Solly watched him beat Ben hollow. His game was unconventional: Clarence played like a boxer, waiting for the overreach, the lazy guard, the opening. Solly plays a different chess – all guns blazing, is his way – but there were lessons to be learned, he saw, in Clarence’s idling aggression, his velvet-gloved ambushes. A cute game, that was what it was. When Clarence won he grinned and stretched in unconcealed delight, slapped the drops off his fedora, turned to Solly and boomed,
You got legs like a Coldstream Guard, standing there all this time! Sit down, man, come, come. Tell the truth, now; are you partial to the sport of kings?

That chess should have thrown them together, two such different fellows. That they should share, not a love for music, or some other worthwhile thing, but this boyish passion; really, it is ridiculous. It is remarkable.

Still, it’s hot, whatever Clarence says. Solly takes off his tie. He opens the window. He wonders where Dora is.

All around the kitchen stand the paraphernalia of her craft: the buckets, the fraying sieve, muslin, a small jar of tartaric acid, and a big one of precious sugar; the rations she’s saved all spring, plus the extra meant for summer jam.

Dora makes cordials. The elderflower is the best. It’s Solly’s favourite, and for Dora it entails tier on tier of happiness. Happiness in the picking, in the making and the drinking.

He looks forward to the smell of it. The smell is alchemy. At first Dora’s cordial will be nothing but muck and water. It will smell of the pharmacist’s acid and the anodyne sweetness of sugar. Then one day they’ll wake up, one or the other or both. They’ll cough and sigh, and there! Instead of the smell of themselves – instead of Solly and Dora – there will be the elderflower. Its heady scent will fill their rooms. It will be the smell of summer itself. The English summer, that begins with the elderflower, and ends with the berry.

Solly frowns. He thinks, But what’s wrong with the smell of us? Why wish for anything more than Solly and Dora? Aren’t we lucky to be alive?

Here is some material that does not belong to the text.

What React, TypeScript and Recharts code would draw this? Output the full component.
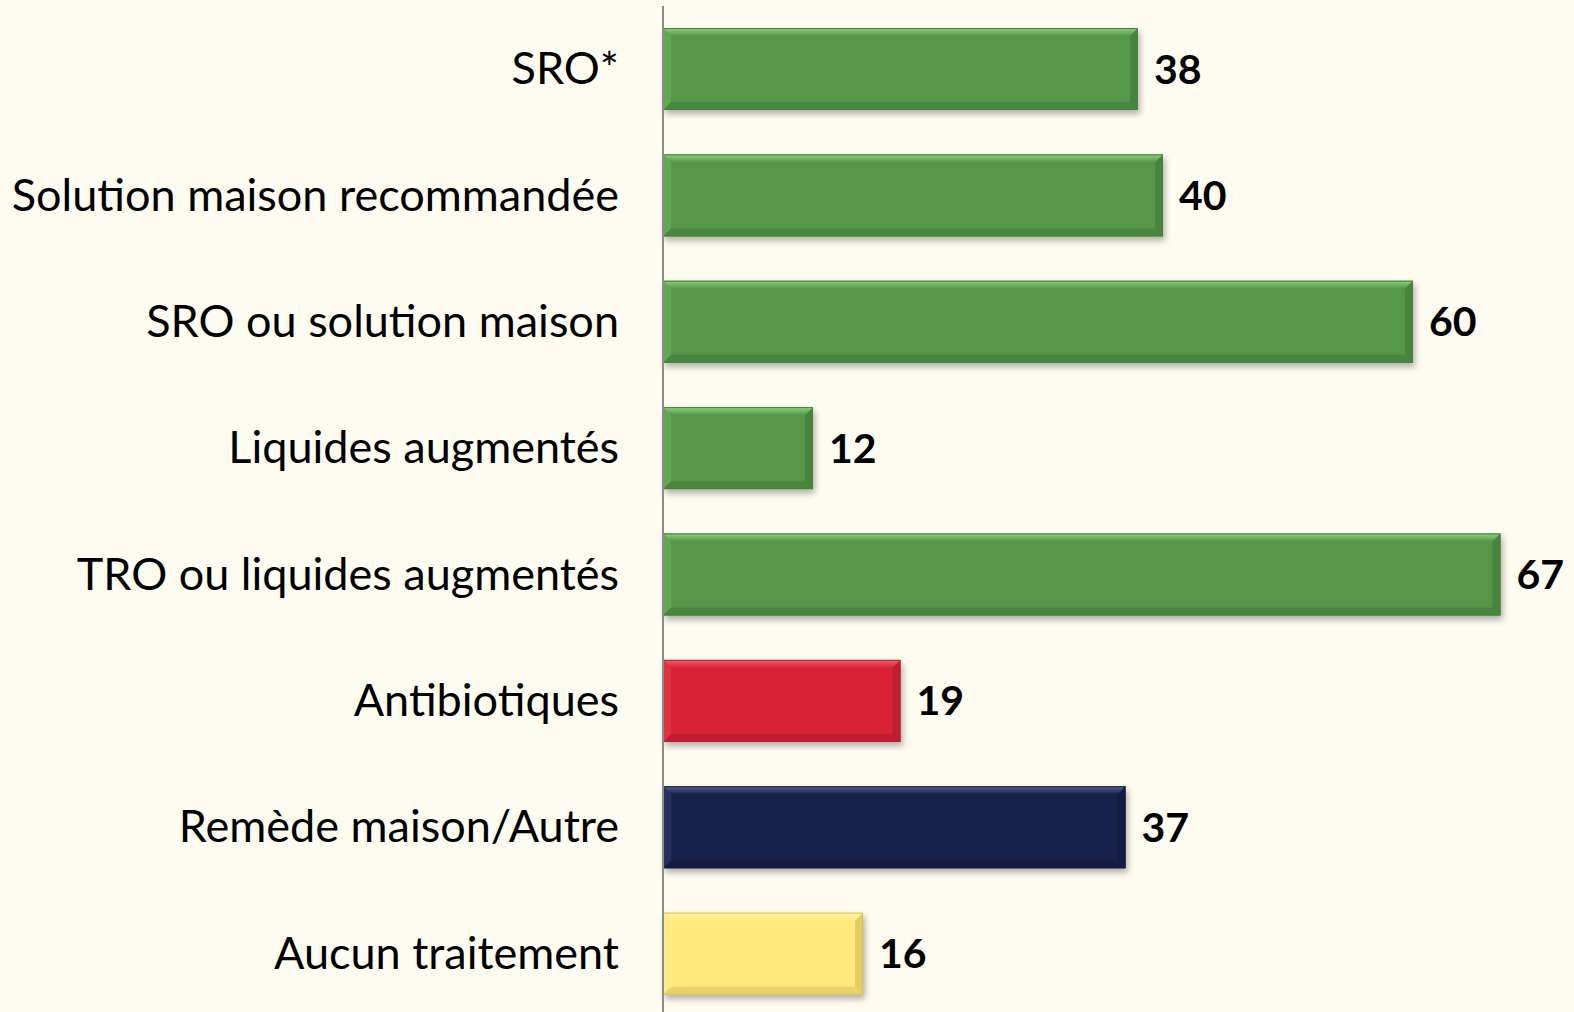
import { Bar, BarChart, XAxis, YAxis, Cell, LabelList } from 'recharts';

const categories = [
  'SRO*',
  'Solution maison recommandée',
  'SRO ou solution maison',
  'Liquides augmentés',
  'TRO ou liquides augmentés',
  'Antibiotiques',
  'Remède maison/Autre',
  'Aucun traitement',
];
const values = [38, 40, 60, 12, 67, 19, 37, 16];

const palette = ['green', 'green', 'green', 'green', 'green', 'red', 'navy', 'yellow'];

const tones: Record<string, { main: string; light: string; dark: string; edge: string }> = {
  green: { main: '#549749', light: '#8ed27f', dark: '#3d7034', edge: '#467f3b' },
  red: { main: '#d92436', light: '#f5606c', dark: '#a3192a', edge: '#b41e2d' },
  navy: { main: '#18234b', light: '#56648f', dark: '#0f1733', edge: '#141d3e' },
  yellow: { main: '#ffe97a', light: '#fff4a8', dark: '#c9b24c', edge: '#d8c05e' },
};

const data = categories.map((name, i) => ({ name, value: values[i], tone: palette[i] }));

const BevelBar = (props: any) => {
  const { x, y, width, height, payload, index } = props;
  const t = tones[payload.tone];
  const b = 8;
  const r = x + width;
  const btm = y + height;
  const gid = `topGrad${index}`;
  return (
    <g filter="url(#barShadow)">
      <defs>
        <linearGradient id={gid} x1="0" y1="0" x2="0" y2="1">
          <stop offset="0%" stopColor={t.light} />
          <stop offset="100%" stopColor={t.main} />
        </linearGradient>
      </defs>
      <rect x={x} y={y} width={width} height={height} fill={t.main} />
      <polygon points={`${x},${y} ${r},${y} ${r - b},${y + b} ${x + b},${y + b}`} fill={`url(#${gid})`} />
      <polygon points={`${x},${btm} ${r},${btm} ${r - b},${btm - b} ${x + b},${btm - b}`} fill={t.dark} opacity={0.4} />
      <polygon points={`${x},${y} ${x + b},${y + b} ${x + b},${btm - b} ${x},${btm}`} fill={t.light} opacity={0.25} />
      <polygon points={`${r},${y} ${r - b},${y + b} ${r - b},${btm - b} ${r},${btm}`} fill={t.dark} opacity={0.5} />
      <rect x={x + 0.5} y={y + 0.5} width={width - 1} height={height - 1} fill="none" stroke={t.edge} strokeWidth={1} />
    </g>
  );
};

const CategoryTick = (props: any) => {
  const { x, y, payload } = props;
  return (
    <text x={x - 36} y={y} dy={15} textAnchor="end" fontFamily="Lato, sans-serif" fontSize={45} fill="#000">
      {payload.value}
    </text>
  );
};

export default function App() {
  return (
    <div style={{ position: 'absolute', left: 0, top: 0, width: 1574, height: 1012, overflow: 'hidden', background: '#fefcf0' }}>
      <BarChart
        width={1574}
        height={1022}
        data={data}
        layout="vertical"
        margin={{ top: 6, right: 11, left: 0, bottom: 5 }}
      >
        <defs>
          <filter id="barShadow" x="-5%" y="-20%" width="115%" height="150%">
            <feDropShadow dx={2} dy={4} stdDeviation={3} floodColor="#000" floodOpacity={0.3} />
          </filter>
        </defs>
        <XAxis type="number" domain={[0, 72]} hide />
        <YAxis
          type="category"
          dataKey="name"
          width={663}
          tickLine={false}
          axisLine={{ stroke: '#8c8c8c', strokeWidth: 2 }}
          tick={<CategoryTick />}
          interval={0}
        />
        <Bar dataKey="value" barSize={82} shape={<BevelBar />} isAnimationActive={false}>
          {data.map((d, i) => (
            <Cell key={i} fill={tones[d.tone].main} />
          ))}
          <LabelList
            dataKey="value"
            position="right"
            offset={16}
            style={{ fontFamily: 'Lato, sans-serif', fontWeight: 700, fontSize: 41, fill: '#000' }}
          />
        </Bar>
      </BarChart>
    </div>
  );
}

Aren’t we young, and in love?

Not so young any more
, whispers the imp inside his head, which (he hardly knows it) speaks with the voice of his mother.
Not so much of the genius. You smell of beer and no money. You smell like a refugee, Solomon. You smell of childlessness.

Solly clicks his tongue. The drink is souring his thoughts. He likes the way it loosens him, but he’s never had the head for it.

What he needs is some music. He takes the drink into the lounge, turns on the wireless, grumbles over the dial until he finds a vein of jazz. Then he dances – little hops – around the room, past the one-bar electric fire, the bookcase full of paperbacks and Dora’s photograph albums, the workshop table with its watches and orphaned parts – all the way to the easy chair, where he collapses gratefully.

There are letters on his table, but they don’t look new to Solly. They’ll be old news, Dora’s hoardings, brought out to be read again. He swipes a postcard off the top.

 

NOTHING is to be written on this side except the date, signature and address of the sender. Erase words not required. IF ANYTHING ELSE IS ADDED THE POSTCARD WILL BE DESTROYED.

 

I am (
not
) well.

I have been admitted into Hospital
{}
and am going on well
.

 

I am going to be transferred to another camp
.

I have received your card dated
19th September, 1944

 

Signature

Solomon Lazarus

 

Camp Address

Onchan,

Isle of Man

Internment Camp.

Date
12th October, 1944

 

‘Oh, this?’ Solly says to the room. ‘Yes, I remember this.’ And he nods; not happily, only backing up the words, as if some authority has asked him to confirm his statement.